Beautiful Trouble claims solidarity with both mainstream-ish organizers and radicals/extremists, but is definitely directed towards the former. If the latter group had assembled this book, it wouldn’t be so readable or pragmatic. If the former had, it would be less cool. And thus the book’s wide range of liberal-to-radical content is impressive: from basics like Creative Petition Delivery and Blockade to creative actions like Public Filibuster and Electoral Guerrilla Theater, the collection pushes traditional notions of activism without awkwardly bumping up against “diversity of tactics.” A typical liberal may recognize contributor names on the cover like the Yes Men and Billionaires for Bush, but the guts of the book also nod to IWW, Earth First! and Otpor.

The real strength of Beautiful Trouble is its fastidious cross-referencing and organization—it’s as though a branch of inter-linked Wikipedia articles was cleaned up and printed. Even for someone flailing around in the world of guerrilla tactics and dancing on the line between art and direct action (i.e. me), the neatly interconnected content was both useful and grounding.

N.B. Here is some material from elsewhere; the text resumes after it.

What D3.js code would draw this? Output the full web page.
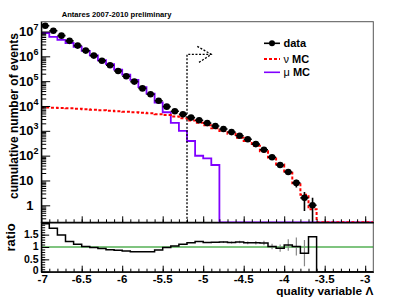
<!DOCTYPE html>
<html><head><meta charset="utf-8">
<script src="https://cdn.jsdelivr.net/npm/d3@7"></script>
<style>
body{margin:0;background:#fff}
svg{display:block}
text{font-family:"Liberation Sans",Arial,Helvetica,sans-serif;font-weight:bold;fill:#000}
</style>
</head><body>
<svg id="c" width="415" height="298"></svg>
<script>
// ---------------- data ----------------
const binCenters = [-6.95,-6.85,-6.75,-6.65,-6.55,-6.45,-6.35,-6.25,-6.15,-6.05,
  -5.95,-5.85,-5.75,-5.65,-5.55,-5.45,-5.35,-5.25,-5.15,-5.05,
  -4.95,-4.85,-4.75,-4.65,-4.55,-4.45,-4.35,-4.25,-4.15,-4.05,
  -3.95,-3.85,-3.75,-3.65,-3.55,-3.45,-3.35,-3.25,-3.15,-3.05,-2.95];
const binHalfWidth = 0.05;

const dataCounts = [1.7e7,1.07e7,6.8e6,4.2e6,2.7e6,1.7e6,1.07e6,6.6e5,4.4e5,2.57e5,
  1.58e5,9.6e4,5.1e4,2.95e4,1.63e4,9400,6100,4600,3400,2650,
  2050,1560,1180,890,635,455,292,173,86,42,
  22,8,2,1];
const dataErr = [4123,3271,2608,2049,1643,1304,1034,812,663,507,
  397,310,226,172,128,97,78,68,58,51,
  45,39.5,34.4,29.8,25.2,21.3,17.1,13.2,9.3,6.5,
  4.7,2.8,1.41,1];

const nuMC = [8700,8500,8300,8100,7750,7400,7050,6700,6400,6100,
  5850,5600,5350,5050,4700,4300,3800,3200,2600,2100,
  1660,1270,983,754,529,389,250,149,84,44,
  20.4,7.8,2.67,0.7,0,0,0,0,0,0,0];
const muMC = [8.7e6,6.08e6,4.56e6,3.44e6,2.43e6,1.66e6,1.085e6,6.95e5,4.88e5,2.89e5,
  1.82e5,1.13e5,5.76e4,3.14e4,1.38e4,5600,2100,1000,390,99,
  78,42,0,0,0,0,0,0,0,0,
  0,0,0,0,0,0,0,0,0,0,0];

const ratio = [1.94,1.76,1.49,1.22,1.11,1.02,0.98,0.94,0.89,0.87,
  0.84,0.81,0.81,0.81,0.88,0.98,1.04,1.11,1.17,1.22,
  1.18,1.19,1.2,1.18,1.2,1.17,1.17,1.16,1.02,0.95,
  1.08,1.02,0.75,1.42,0,0,0,0,0,0,0];
const ratioErr = [0,0,0,0,0,0,0,0,0,0,
  0,0,0,0,0,0,0,0,0,0,
  0,0,0.035,0.04,0.048,0.055,0.068,0.088,0.11,0.147,
  0.23,0.36,0.53,0,0,0,0,0,0,0,0];

const cutValue = -5.2, arrowEnd = -4.9, arrowLevel = 1.2e6;

const xTicksMajor = [-7,-6.5,-6,-5.5,-5,-4.5,-4,-3.5,-3];
const xTickLabels = ["-7","-6.5","-6","-5.5","-5","-4.5","-4","-3.5","-3"];
const yDecades = [0,1,2,3,4,5,6,7];
const ratioTicks = [0,0.5,1,1.5];
const ratioTickLabels = ["0","0.5","1","1.5"];

const titleText = "Antares 2007-2010 preliminary";
const yTitle = "cumulative number of events";
const xTitle = "quality variable \u039B";
const ratioTitle = "ratio";
const legendLabels = [["","data"],["\u03BD"," MC"],["\u03BC"," MC"]];

// ---------------- layout ----------------
const X0 = 41.2, X1 = 373.3, YT = 21.7, YM = 222.3, YB = 271.7;
const svg = d3.select("#c");
const x = d3.scaleLinear().domain([-7, -2.9]).range([X0, X1]);
const yMin = 0.207, yMax = 2.48e7;
const y = d3.scaleLog().domain([yMin, yMax]).range([YM, YT]);
const yr = d3.scaleLinear().domain([0, 2]).range([YB, YM]);
const yc = v => y(Math.max(v, yMin));

const colRed = "#ff0000", colPurple = "#8000ff", colGreen = "#008a00";

svg.append("defs").append("clipPath").attr("id","cu")
  .append("rect").attr("x",X0).attr("y",YT).attr("width",X1-X0).attr("height",YM-YT);
svg.select("defs").append("clipPath").attr("id","cl")
  .append("rect").attr("x",X0).attr("y",YM).attr("width",X1-X0).attr("height",YB-YM);

svg.append("rect").attr("x",X0).attr("y",YT).attr("width",X1-X0).attr("height",YM-YT)
  .attr("fill","none").attr("stroke","#555").attr("stroke-width",1);
svg.append("rect").attr("x",X0).attr("y",YM).attr("width",X1-X0).attr("height",YB-YM)
  .attr("fill","none").attr("stroke","#555").attr("stroke-width",1);

function stepPts(vals, f) {
  const pts = [];
  vals.forEach((v,i) => {
    pts.push([x(binCenters[i]-binHalfWidth), f(v)]);
    pts.push([x(binCenters[i]+binHalfWidth), f(v)]);
  });
  return pts;
}
const line = d3.line();

const gu = svg.append("g").attr("clip-path","url(#cu)");
gu.append("path").attr("d", line(stepPts(muMC, yc)))
  .attr("fill","none").attr("stroke",colPurple).attr("stroke-width",1.8);
gu.append("path").attr("d", line(stepPts(nuMC, yc)))
  .attr("fill","none").attr("stroke",colRed).attr("stroke-width",2)
  .attr("stroke-dasharray","3,2");

const gd = gu.append("g");
dataCounts.forEach((v,i) => {
  const cx = x(binCenters[i]), cy = y(v);
  gd.append("line").attr("x1",x(binCenters[i]-binHalfWidth)).attr("x2",x(binCenters[i]+binHalfWidth))
    .attr("y1",cy).attr("y2",cy).attr("stroke","#000").attr("stroke-width",1.6);
  gd.append("line").attr("x1",cx).attr("x2",cx)
    .attr("y1",yc(v-dataErr[i])).attr("y2",y(v+dataErr[i]))
    .attr("stroke","#000").attr("stroke-width",1.6);
  gd.append("circle").attr("cx",cx).attr("cy",cy).attr("r",3.3).attr("fill","#000");
});

const gc = svg.append("g").attr("fill","none").attr("stroke","#000")
  .attr("stroke-width",1.3).attr("stroke-dasharray","2,1.6");
gc.append("path").attr("d", line([[x(cutValue),YM],[x(cutValue),y(arrowLevel)],[x(arrowEnd),y(arrowLevel)]]));
gc.append("path").attr("d", line([[x(arrowEnd)-14,y(arrowLevel)-8],[x(arrowEnd),y(arrowLevel)],[x(arrowEnd)-13,y(arrowLevel)+8.5]]));

const xMinor = d3.range(0,41).map(k => -7 + k*0.1);
svg.append("g").attr("transform",`translate(0,${YM})`)
  .call(d3.axisBottom(x).tickValues(xMinor).tickSize(-3).tickSizeOuter(0).tickFormat(""));
svg.append("g").attr("transform",`translate(0,${YM})`)
  .call(d3.axisBottom(x).tickValues(xTicksMajor).tickSize(-6).tickSizeOuter(0).tickFormat(""));
const yMinorVals = [];
for (let d=-1; d<=7; d++) for (let m=2; m<=9; m++) {
  const v = m*Math.pow(10,d);
  if (v>yMin && v<yMax) yMinorVals.push(v);
}
svg.append("g").attr("transform",`translate(${X0},0)`)
  .call(d3.axisLeft(y).tickValues(yMinorVals).tickSize(-5).tickSizeOuter(0).tickFormat(""));
svg.append("g").attr("transform",`translate(${X0},0)`)
  .call(d3.axisLeft(y).tickValues(yDecades.map(d=>Math.pow(10,d))).tickSize(-9).tickSizeOuter(0).tickFormat(""));
yDecades.forEach(d => {
  const t = svg.append("text").attr("x",33.5).attr("y",y(Math.pow(10,d))+4.6)
    .attr("font-size",13);
  if (d===0) t.attr("text-anchor","end").text("1");
  else if (d===1) t.attr("text-anchor","end").text("10");
  else {
    t.attr("text-anchor","start").attr("x",33.5-14.5);
    t.append("tspan").text("10");
    t.append("tspan").attr("font-size",9).attr("dy",-6).text(String(d));
  }
});
svg.append("text").attr("transform",`translate(17.5,33) rotate(-90)`)
  .attr("text-anchor","end").attr("font-size",12).text(yTitle);

svg.append("text").attr("x",61.7).attr("y",17.3).attr("font-size",7.6).text(titleText);

const lgX = 264, lgY = [43.3, 59, 72.3];
svg.append("line").attr("x1",lgX).attr("x2",lgX+16).attr("y1",lgY[0]).attr("y2",lgY[0])
  .attr("stroke","#000").attr("stroke-width",1.6);
svg.append("circle").attr("cx",lgX+8).attr("cy",lgY[0]).attr("r",3).attr("fill","#000");
svg.append("line").attr("x1",lgX).attr("x2",lgX+16).attr("y1",lgY[1]).attr("y2",lgY[1])
  .attr("stroke",colRed).attr("stroke-width",2).attr("stroke-dasharray","3,2");
svg.append("line").attr("x1",lgX).attr("x2",lgX+16).attr("y1",lgY[2]).attr("y2",lgY[2])
  .attr("stroke",colPurple).attr("stroke-width",1.6);
legendLabels.forEach((l,i) => {
  const t = svg.append("text").attr("x",lgX+19.5).attr("y",lgY[i]+4).attr("font-size",11);
  if (l[0]) t.append("tspan").attr("font-weight","normal").text(l[0]);
  t.append("tspan").text(l[1]);
});

// ---------------- lower pad ----------------
const gl = svg.append("g").attr("clip-path","url(#cl)");
gl.append("line").attr("x1",X0).attr("x2",X1).attr("y1",yr(1)).attr("y2",yr(1))
  .attr("stroke",colGreen).attr("stroke-width",1.2);
ratio.forEach((r,i) => {
  if (ratioErr[i] > 0) {
    gl.append("line").attr("x1",x(binCenters[i])).attr("x2",x(binCenters[i]))
      .attr("y1",yr(r-ratioErr[i])).attr("y2",yr(r+ratioErr[i]))
      .attr("stroke","#888").attr("stroke-width",1.2);
  }
});
gl.append("path").attr("d", line(stepPts(ratio, yr)))
  .attr("fill","none").attr("stroke","#000").attr("stroke-width",1.5);

const ratioMinor = d3.range(0,20).map(k=>k*0.1);
svg.append("g").attr("transform",`translate(0,${YB})`)
  .call(d3.axisBottom(x).tickValues(xMinor).tickSize(-3).tickSizeOuter(0).tickFormat(""));
svg.append("g").attr("transform",`translate(0,${YB})`)
  .call(d3.axisBottom(x).tickValues(xTicksMajor).tickSize(-6).tickSizeOuter(0).tickFormat(""));
svg.append("g").attr("transform",`translate(${X0},0)`)
  .call(d3.axisLeft(yr).tickValues(ratioMinor).tickSize(-4).tickSizeOuter(0).tickFormat(""));
svg.append("g").attr("transform",`translate(${X0},0)`)
  .call(d3.axisLeft(yr).tickValues(ratioTicks).tickSize(-8).tickSizeOuter(0).tickFormat(""));
ratioTicks.forEach((v,i) => {
  svg.append("text").attr("x",38.5).attr("y",yr(v)+3.4 - (v===0?1.6:0)).attr("text-anchor","end")
    .attr("font-size",10.5).text(ratioTickLabels[i]);
});
xTicksMajor.forEach((v,i) => {
  svg.append("text").attr("x",x(v) + (i===0?1.5:0)).attr("y",283).attr("text-anchor","middle")
    .attr("font-size",11.5).text(xTickLabels[i]);
});
svg.append("text").attr("transform",`translate(15,223.3) rotate(-90)`)
  .attr("text-anchor","end").attr("font-size",13).text(ratioTitle);
svg.append("text").attr("x",X1).attr("y",295.3).attr("text-anchor","end")
  .attr("font-size",11.8).text(xTitle);

svg.selectAll(".domain").attr("stroke","#000");
</script>
</body></html>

I have to admit that in one sense, the book’s overall cohesion—radical, nonviolent, creative, practical—doesn’t always jive with me. Feels restrained, maybe. In other words, I didn’t finish reading with an adrenaline rush, like I have in the past.  But in some greater context where this book is just picked up by a stranger, left on the shelf at libraries and coffeeshops, it’s probably more important that the book bring people in than piss people off; that it include all relevant material than have a tightly directed experience.

But hands down, the best part of the book is the fact that its process was deeply intertwined with (and interrupted by) Occupy last summer; for all parties involved, action takes priority. After police dismantled Occupy (or did they?), the resulting book is a damn good gateway drug for liberals.

P.S. Much of the content in the book is available for free online—because why would you keep liberated knowledge locked up?

Bottom line: Place Beautiful Trouble in the context of books about activism and action; and in that place it’s a gem.